Terms of Trade are the terms and conditions on which a business sells goods and services to customers and on which they buy goods and services from suppliers. These terms form the basis for the trading relationships for all businesses. If a business is the supplier of goods or services then it should have written terms of trade which:

  • are professionally prepared;
  • tailored to fit the business;
  • reflect the terms on which it is prepared to supply goods or services to customers; and
  • allow customers to easily understand their obligations.

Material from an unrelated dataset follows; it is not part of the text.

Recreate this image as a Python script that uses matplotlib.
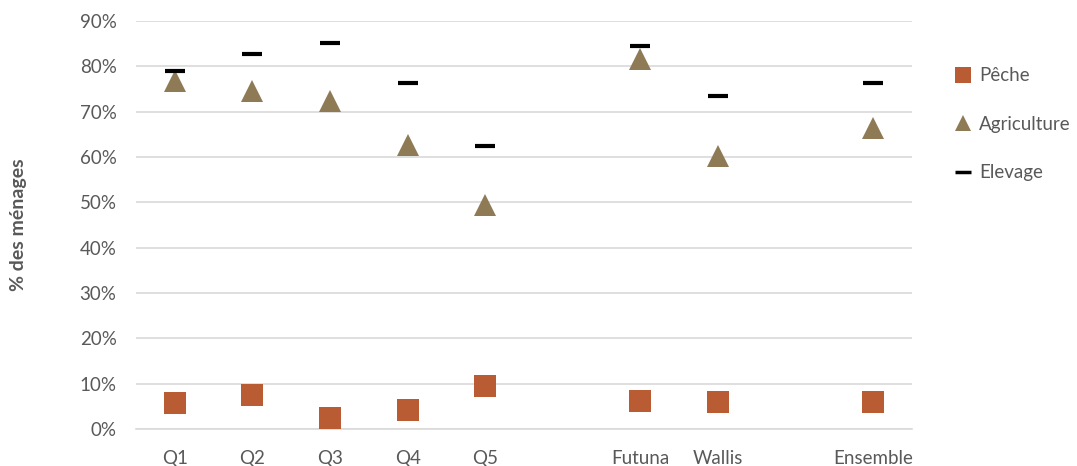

A lot of businesses don’t take the opportunity to set the terms on which they do business which can mean they are left at a commercial disadvantage, or worse, a legal disadvantage if the transaction does not go according to plan. It is important that the terms of trade are set and understood before any commercial dealings have taken place.

Key issues to consider

In most commercial transactions involving the supply of goods or services there are some standard issues that should be covered by the terms of trade. The terms should set out the basis of the business relationship between supplier and customer and should cover such things as:

Goods/Services

The goods and/or services to be provided should be identified and described.

Price

The price should be defined, either the amount or with reference to other documents like invoices that will be provided. Is GST (or other taxes) included or excluded?

Payment Terms

The price could be payable in cash on delivery or on terms which have been pre agreed. If credit is provided then describe the interest rate and other applicable terms.

Delivery

The method of delivery (if any) – where and when will delivery occur? How will delivery be made and who is responsible for the delivery costs?

Risk and Insurance

When does the risk in the goods pass to the buyer? If insurance is required, who is responsible for paying for it?

Warranty

Is there any warranty provided for repairing defects in materials or quality of work? If so, what is the warranty period and the limitations on the obligations under the warranty?

Reservation of title

This is often called a “Romalpa” clause. Does the ownership of the goods pass to the buyer when the goods are delivered or does the seller retain ownership until full payment is received? Suppliers will also need to register their interest in accordance with the Personal Property Security Act to ensure that their reservation of title clause remains enforceable against, and continues to have priority over, other interests as intended.

Providing credit

Credit should only be provided where information and consent that enables credit and reference checking has been provided and the terms of the credit have been agreed in writing.

Personal guarantee

Where commercial credit is provided to a private company the directors or owners of that company should provide a personal guarantee for the money owed to the business. The guarantee should be provided before any goods/services are provided. Depending on the individual business there are many other terms that can/should be included in the terms of trade that address specific issues faced by the business. Where possible the terms of trade should also limit the liability of the business to the extent allowed under the Competition and Consumer Act and the Australian Consumer Law.

Some common traps

Businesses often supply goods and services based on informal arrangements which are open to misunderstanding and misinterpretation. Disputes can be avoided if there are clear, written terms of trade from the beginning. Terms of trade are sometimes printed on the back of an invoice. These terms are difficult to enforce because the invoice is sent after the deal has already been done. The best practice is getting the customer to agree to the terms of trade before any commercial dealings. If the business provides quotations or estimates it is good practice to send out the terms of trade when the estimate/quote is provided and to get the customer to sign off on the terms and to agree to be bound by them. All businesses are different and it is very dangerous to simply copy the terms and conditions used by a competitor (or found on the Internet) unless those terms have been reviewed and tailored to fit the particular business. In more complex cases not covered by your terms of trade you will need professional assistance in preparing a contract that caters for the specific business transaction

Summary of the benefits

Clear and concise terms of trade are an effective way of minimising disputes and protecting cash flow and you are better off setting the terms on which your business trades rather than accepting someone else’s terms forced upon you. If your terms of trade are professionally prepared to cater for your business model and trading terms you will find it much easier to successfully recover or prevent bad debts. If you would like to discuss your business requirements or you need any help or advice please contact us.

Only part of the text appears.